Switch from Unicorn to Puma

NOTE: For Helm-based deployments, see the webservice chart documentation.

Starting with GitLab 13.0, Puma is the default web server and Unicorn has been disabled. In GitLab 14.0, Unicorn was removed from the Linux package and is no longer supported.

Puma has a multi-thread architecture that uses less memory than a multi-process application server like Unicorn. On GitLab.com, we saw a 40% reduction in memory consumption. Most Rails application requests normally include a proportion of I/O wait time.

During I/O wait time, MRI Ruby releases the GVL to other threads. Multi-threaded Puma can therefore still serve more requests than a single process.

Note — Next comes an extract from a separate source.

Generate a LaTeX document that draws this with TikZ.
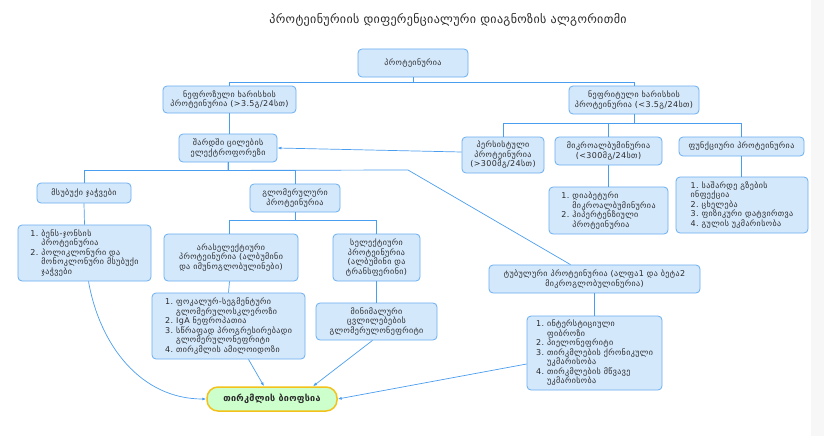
\documentclass[tikz,border=0pt]{standalone}
\usepackage{fontspec}
\setmainfont{DejaVu Sans}
\newfontfamily\nodefont[LetterSpace=5]{DejaVu Sans}
\newfontfamily\titlefont[LetterSpace=3]{DejaVu Sans}
\usetikzlibrary{arrows.meta,calc}
\definecolor{boxfill}{HTML}{D4E8FC}
\definecolor{boxline}{HTML}{6AAEF0}
\definecolor{conn}{HTML}{4A9EEF}
\definecolor{txt}{HTML}{2A2A2A}
\definecolor{biofill}{HTML}{CCFFCC}
\definecolor{bioline}{HTML}{F2C21B}
\definecolor{sidegray}{HTML}{F7F7F7}
\tikzset{
  box/.style={draw=boxline, fill=boxfill, rounded corners=4pt, line width=0.8pt,
    text=txt, font=\nodefont\fontsize{8}{9.5}\selectfont, inner sep=2pt, align=center},
  listbox/.style={box, align=left},
  wire/.style={draw=conn, line width=0.7pt},
  arr/.style={wire, -{Latex[length=4pt,width=3pt]}},
  biobox/.style={draw=bioline, fill=biofill, line width=1.5pt, rounded corners=11pt,
    text=txt, font=\titlefont\bfseries\fontsize{9}{10}\selectfont, inner sep=2pt}
}
\newcommand{\ind}{\phantom{1.~}}
\begin{document}
\begin{tikzpicture}[x=1pt,y=-1pt]
\fill[white] (0,0) rectangle (824,436);
\fill[sidegray] (811,0) rectangle (824,436);
\useasboundingbox (0,0) rectangle (824,436);

\node[text=txt, font=\titlefont\fontsize{12}{14}\selectfont] (title) at (448,20) {პროტეინურიის დიფერენციალური დიაგნოზის ალგორითმი};

\node[box, minimum width=110pt, minimum height=28pt] (root) at (413,63) {პროტეინურია};
\node[box, minimum width=133pt, minimum height=27pt] (nephrotic) at (229.5,99.5) {ნეფროზული ხარისხის\\პროტეინურია (>3.5გ/24სთ)};
\node[box, minimum width=130pt, minimum height=28pt] (nephritic) at (634,100) {ნეფრიტული ხარისხის\\პროტეინურია (<3.5გ/24სთ)};
\node[box, minimum width=98pt, minimum height=28pt] (shard) at (228,148) {შარდში ცილების\\ელექტროფორეზი};
\node[box, minimum width=82pt, minimum height=36pt] (pers) at (503,155) {პერსისტული\\პროტეინურია\\(>300მგ/24სთ)};
\node[box, minimum width=107pt, minimum height=28pt] (micro) at (608.5,151) {მიკროალბუმინურია\\(<300მგ/24სთ)};
\node[box, minimum width=125pt, minimum height=19pt] (func) at (741.5,146.5) {ფუნქციური პროტეინურია};
\node[listbox, minimum width=119pt, minimum height=47pt] (microlist) at (608.5,210.5) {1.~დიაბეტური\\\ind მიკროალბუმინურია\\2.~ჰიპერტენზიული\\\ind პროტეინურია};
\node[listbox, minimum width=132pt, minimum height=56pt] (funclist) at (742,205) {1.~საშარდე გზების\\ინფექცია\\2.~ცხელება\\3.~ფიზიკური დატვირთვა\\4.~გულის უკმარისობა};
\node[box, minimum width=94pt, minimum height=20pt] (light) at (84,193) {მსუბუქი ჯაჭვები};
\node[listbox, minimum width=133pt, minimum height=56pt] (lightlist) at (84.5,253) {1.~ბენს-ჯონსის\\\ind პროტეინურია\\2.~პოლიკლონური და\\\ind მონოკლონური მსუბუქი\\\ind ჯაჭვები};
\node[box, minimum width=90pt, minimum height=28pt] (glom) at (295,198) {გლომერულური\\პროტეინურია};
\node[box, minimum width=134pt, minimum height=47pt] (nonsel) at (231,257.5) {არასელექტიური\\პროტეინურია (ალბუმინი\\და იმუნოგლობულინები)};
\node[box, minimum width=87pt, minimum height=47pt] (sel) at (376.5,257.5) {სელექტიური\\პროტეინურია\\(ალბუმინი და\\ტრანსფერინი)};
\node[listbox, minimum width=153pt, minimum height=66pt] (nonsellist) at (228.5,326) {1.~ფოკალურ-სეგმენტური\\\ind გლომერულოსკლეროზი\\2.~IgA ნეფროპათია\\3.~სწრაფად პროგრესირებადი\\\ind გლომერულონეფრიტი\\4.~თირკმლის ამილოიდოზი};
\node[box, minimum width=121pt, minimum height=37pt] (minimal) at (376.5,321.5) {მინიმალური\\ცვლილებების\\გლომერულონეფრიტი};
\node[box, minimum width=211pt, minimum height=28pt] (tub) at (594.5,279) {ტუბულური პროტეინურია (ალფა1 და ბეტა2\\მიკროგლობულინურია)};
\node[listbox, minimum width=135pt, minimum height=74pt] (tublist) at (594.5,353) {1.~ინტერსტიციული\\\ind ფიბროზი\\2.~პიელონეფრიტი\\3.~თირკმლების ქრონიკული\\\ind უკმარისობა\\4.~თირკმლების მწვავე\\\ind უკმარისობა};
\node[biobox, minimum width=130pt, minimum height=24pt] (biopsy) at (272,399) {თირკმლის ბიოფსია};

% tree connectors
\draw[wire] (root.south) -- ++(0,5) -| (nephrotic.north);
\draw[wire] (root.south) -- ++(0,5) -| (nephritic.north);
\draw[wire] (nephrotic.south) -- (nephrotic.south |- shard.north);
\draw[wire] (nephritic.south) -- ++(0,9) -| (pers.north);
\draw[wire] (nephritic.south) -- ++(0,9) -| (micro.north);
\draw[wire] (nephritic.south) -- ++(0,9) -| (func.north);
\draw[wire] (micro.south) -- (microlist.north);
\draw[wire] (func.south) -- (func.south |- funclist.north);
\draw[wire] (shard.south) -- ++(0,8) -| (light.north);
\draw[wire] (shard.south) -- ++(0,8) -| (glom.north);
\coordinate (tbend) at (408,170);
\draw[wire] (shard.south) -- ++(0,8) -- (tbend) -- ($(tub.north)+(-24,0)$);
\draw[wire] (light.south) -- (lightlist.north);
\draw[wire] (glom.south) -- ++(0,8) -| ($(nonsel.north)+(-1.5,0)$);
\draw[wire] (glom.south) -- ++(0,8) -| (sel.north);
\draw[wire] ($(nonsel.south)+(-1.5,0)$) -- ($(nonsellist.north)+(0,0)$);
\draw[wire] (sel.south) -- (minimal.north);
\draw[wire] (tub.south) -- (tublist.north);

% arrows
\draw[arr] ($(pers.west)+(0,-3)$) -- (shard.east);
\draw[arr] ($(lightlist.south)+(4,0)$) to[out=-80,in=180] (biopsy.west);
\draw[arr] ($(nonsellist.south)+(20,0)$) -- ($(biopsy.north)+(-8,0)$);
\draw[arr] ($(minimal.south)+(-4,0)$) -- ($(biopsy.north)+(41,0)$);
\draw[arr] ($(tublist.west)+(0,11)$) -- (biopsy.east);
\end{tikzpicture}
\end{document}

When switching to Puma, any Unicorn server configuration will not carry over automatically, due to differences between the two application servers.

To switch from Unicorn to Puma:

  1. Determine suitable Puma worker and thread settings.

  2. Convert any custom Unicorn settings to Puma.

    The table below summarizes which Unicorn configuration keys correspond to those in Puma when using the Linux package, and which ones have no corresponding counterpart.

    Unicorn Puma
    unicorn['enable'] puma['enable']
    unicorn['worker_timeout'] puma['worker_timeout']
    unicorn['worker_processes'] puma['worker_processes']
    n/a puma['ha']
    n/a puma['min_threads']
    n/a puma['max_threads']
    unicorn['listen'] puma['listen']
    unicorn['port'] puma['port']
    unicorn['socket'] puma['socket']
    unicorn['pidfile'] puma['pidfile']
    unicorn['tcp_nopush'] n/a
    unicorn['backlog_socket'] n/a
    unicorn['somaxconn'] puma['somaxconn']
    n/a puma['state_path']
    unicorn['log_directory'] puma['log_directory']
    unicorn['worker_memory_limit_min'] n/a
    unicorn['worker_memory_limit_max'] puma['per_worker_max_memory_mb']
    unicorn['exporter_enabled'] puma['exporter_enabled']
    unicorn['exporter_address'] puma['exporter_address']
    unicorn['exporter_port'] puma['exporter_port']
  3. Reconfigure GitLab:

    sudo gitlab-ctl reconfigure
    
  4. Optional. For multi-node deployments, configure the load balancer to use the readiness check.